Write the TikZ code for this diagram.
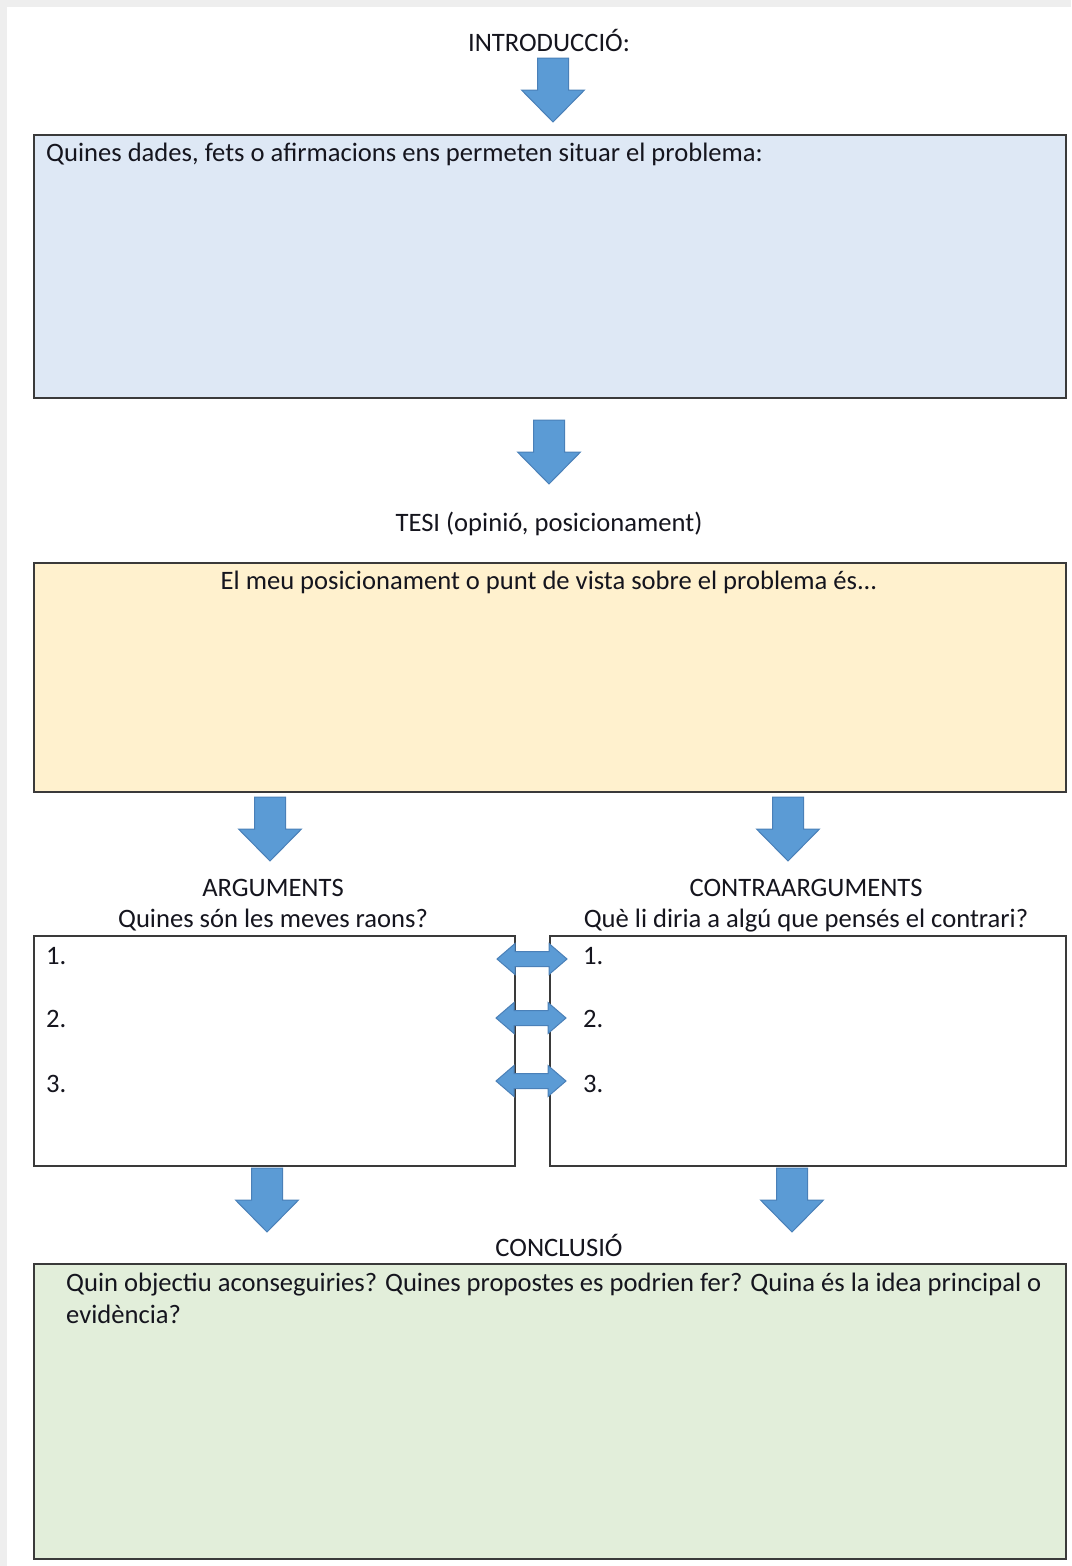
\documentclass[tikz,border=0pt]{standalone}
\usepackage{fontspec}
\setmainfont{Carlito}
\definecolor{bandgray}{HTML}{EEEEEE}
\definecolor{boxline}{HTML}{3A3A3A}
\definecolor{introfill}{HTML}{DEE8F5}
\definecolor{tesifill}{HTML}{FFF1CE}
\definecolor{conclfill}{HTML}{E2EEDA}
\definecolor{arrowblue}{HTML}{5B9BD5}
\definecolor{arrowedge}{HTML}{4A80B8}
\definecolor{txt}{HTML}{15151E}
\tikzset{
  panel/.style={draw=boxline, line width=2pt, anchor=north west, inner sep=0pt},
  lbl/.style={font=\fontsize{26.6}{32}\selectfont, text=txt, inner sep=0pt, anchor=base},
  lbll/.style={lbl, anchor=base west},
  pics/downarrow/.style={code={
    \filldraw[fill=arrowblue, draw=arrowedge, line width=1pt]
      (-15.5,0) -- (15.5,0) -- (15.5,32) -- (31.5,32) -- (0,64) -- (-31.5,32) -- (-15.5,32) -- cycle;
  }},
  pics/botharrow/.style={code={
    \filldraw[fill=arrowblue, draw=arrowedge, line width=1pt]
      (-35,0) -- (-17,-15.5) -- (-17,-7.5) -- (17,-7.5) -- (17,-15.5) -- (35,0)
      -- (17,15.5) -- (17,7.5) -- (-17,7.5) -- (-17,15.5) -- cycle;
  }}
}
\begin{document}
\begin{tikzpicture}[x=1pt, y=-1pt]
\useasboundingbox (0,0) rectangle (1071,1566);
\fill[white] (0,0) rectangle (1071,1566);
\fill[bandgray] (0,0) rectangle (1071,7);
\fill[bandgray] (0,0) rectangle (7,1566);

% Introduction
\node[lbl] (intro) at (549,51) {INTRODUCCIÓ:};
\pic (a1) at (553,58) {downarrow};
\node[panel, fill=introfill, minimum width=1032pt, minimum height=263pt] (box1) at (33,134) {};
\node[lbll] (q1) at (46,161) {Quines dades, fets o afirmacions ens permeten situar el problema:};

% Thesis
\pic (a2) at (549,420) {downarrow};
\node[lbl] (tesi) at (549,531) {TESI (opinió, posicionament)};
\node[panel, fill=tesifill, minimum width=1032pt, minimum height=229pt] (box2) at (33,562) {};
\node[lbl] (q2) at (549,589) {El meu posicionament o punt de vista sobre el problema és...};

% Arguments / counterarguments
\pic (a3l) at (270,797) {downarrow};
\pic (a3r) at (788,797) {downarrow};
\node[lbl] (arg) at (273,896) {ARGUMENTS};
\node[lbl] (argq) at (273,927) {Quines són les meves raons?};
\node[lbl] (carg) at (806,896) {CONTRAARGUMENTS};
\node[lbl] (cargq) at (806,927) {Què li diria a algú que pensés el contrari?};
\node[panel, fill=white, minimum width=481pt, minimum height=230pt] (boxl) at (33,935) {};
\node[panel, fill=white, minimum width=516pt, minimum height=230pt] (boxr) at (549,935) {};
\node[lbll] (l1) at (46,964) {1.};
\node[lbll] (l2) at (46,1027) {2.};
\node[lbll] (l3) at (46,1092) {3.};
\node[lbll] (r1) at (583,964) {1.};
\node[lbll] (r2) at (583,1027) {2.};
\node[lbll] (r3) at (583,1092) {3.};
\pic (d1) at (532,959) {botharrow};
\pic (d2) at (531,1018) {botharrow};
\pic (d3) at (531,1081) {botharrow};

% Conclusion
\pic (a4l) at (267,1168) {downarrow};
\pic (a4r) at (792,1168) {downarrow};
\node[lbl] (concl) at (559,1256) {CONCLUSIÓ};
\node[panel, fill=conclfill, minimum width=1032pt, minimum height=295pt] (box4) at (33,1263) {};
\node[lbll] (q4a) at (66,1291) {Quin objectiu aconseguiries? Quines propostes es podrien fer? Quina és la idea principal o};
\node[lbll] (q4b) at (66,1323) {evidència?};
\end{tikzpicture}
\end{document}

● EXERCISE DESCRIPTION: Set every line down exactly as written, leaving each picture out.

● CORRECT RESPONSE:
Write the TikZ code for this diagram.
\documentclass[tikz,border=0pt]{standalone}
\usepackage{fontspec}
\setmainfont{Carlito}
\definecolor{bandgray}{HTML}{EEEEEE}
\definecolor{boxline}{HTML}{3A3A3A}
\definecolor{introfill}{HTML}{DEE8F5}
\definecolor{tesifill}{HTML}{FFF1CE}
\definecolor{conclfill}{HTML}{E2EEDA}
\definecolor{arrowblue}{HTML}{5B9BD5}
\definecolor{arrowedge}{HTML}{4A80B8}
\definecolor{txt}{HTML}{15151E}
\tikzset{
  panel/.style={draw=boxline, line width=2pt, anchor=north west, inner sep=0pt},
  lbl/.style={font=\fontsize{26.6}{32}\selectfont, text=txt, inner sep=0pt, anchor=base},
  lbll/.style={lbl, anchor=base west},
  pics/downarrow/.style={code={
    \filldraw[fill=arrowblue, draw=arrowedge, line width=1pt]
      (-15.5,0) -- (15.5,0) -- (15.5,32) -- (31.5,32) -- (0,64) -- (-31.5,32) -- (-15.5,32) -- cycle;
  }},
  pics/botharrow/.style={code={
    \filldraw[fill=arrowblue, draw=arrowedge, line width=1pt]
      (-35,0) -- (-17,-15.5) -- (-17,-7.5) -- (17,-7.5) -- (17,-15.5) -- (35,0)
      -- (17,15.5) -- (17,7.5) -- (-17,7.5) -- (-17,15.5) -- cycle;
  }}
}
\begin{document}
\begin{tikzpicture}[x=1pt, y=-1pt]
\useasboundingbox (0,0) rectangle (1071,1566);
\fill[white] (0,0) rectangle (1071,1566);
\fill[bandgray] (0,0) rectangle (1071,7);
\fill[bandgray] (0,0) rectangle (7,1566);

% Introduction
\node[lbl] (intro) at (549,51) {INTRODUCCIÓ:};
\pic (a1) at (553,58) {downarrow};
\node[panel, fill=introfill, minimum width=1032pt, minimum height=263pt] (box1) at (33,134) {};
\node[lbll] (q1) at (46,161) {Quines dades, fets o afirmacions ens permeten situar el problema:};

% Thesis
\pic (a2) at (549,420) {downarrow};
\node[lbl] (tesi) at (549,531) {TESI (opinió, posicionament)};
\node[panel, fill=tesifill, minimum width=1032pt, minimum height=229pt] (box2) at (33,562) {};
\node[lbl] (q2) at (549,589) {El meu posicionament o punt de vista sobre el problema és...};

% Arguments / counterarguments
\pic (a3l) at (270,797) {downarrow};
\pic (a3r) at (788,797) {downarrow};
\node[lbl] (arg) at (273,896) {ARGUMENTS};
\node[lbl] (argq) at (273,927) {Quines són les meves raons?};
\node[lbl] (carg) at (806,896) {CONTRAARGUMENTS};
\node[lbl] (cargq) at (806,927) {Què li diria a algú que pensés el contrari?};
\node[panel, fill=white, minimum width=481pt, minimum height=230pt] (boxl) at (33,935) {};
\node[panel, fill=white, minimum width=516pt, minimum height=230pt] (boxr) at (549,935) {};
\node[lbll] (l1) at (46,964) {1.};
\node[lbll] (l2) at (46,1027) {2.};
\node[lbll] (l3) at (46,1092) {3.};
\node[lbll] (r1) at (583,964) {1.};
\node[lbll] (r2) at (583,1027) {2.};
\node[lbll] (r3) at (583,1092) {3.};
\pic (d1) at (532,959) {botharrow};
\pic (d2) at (531,1018) {botharrow};
\pic (d3) at (531,1081) {botharrow};

% Conclusion
\pic (a4l) at (267,1168) {downarrow};
\pic (a4r) at (792,1168) {downarrow};
\node[lbl] (concl) at (559,1256) {CONCLUSIÓ};
\node[panel, fill=conclfill, minimum width=1032pt, minimum height=295pt] (box4) at (33,1263) {};
\node[lbll] (q4a) at (66,1291) {Quin objectiu aconseguiries? Quines propostes es podrien fer? Quina és la idea principal o};
\node[lbll] (q4b) at (66,1323) {evidència?};
\end{tikzpicture}
\end{document}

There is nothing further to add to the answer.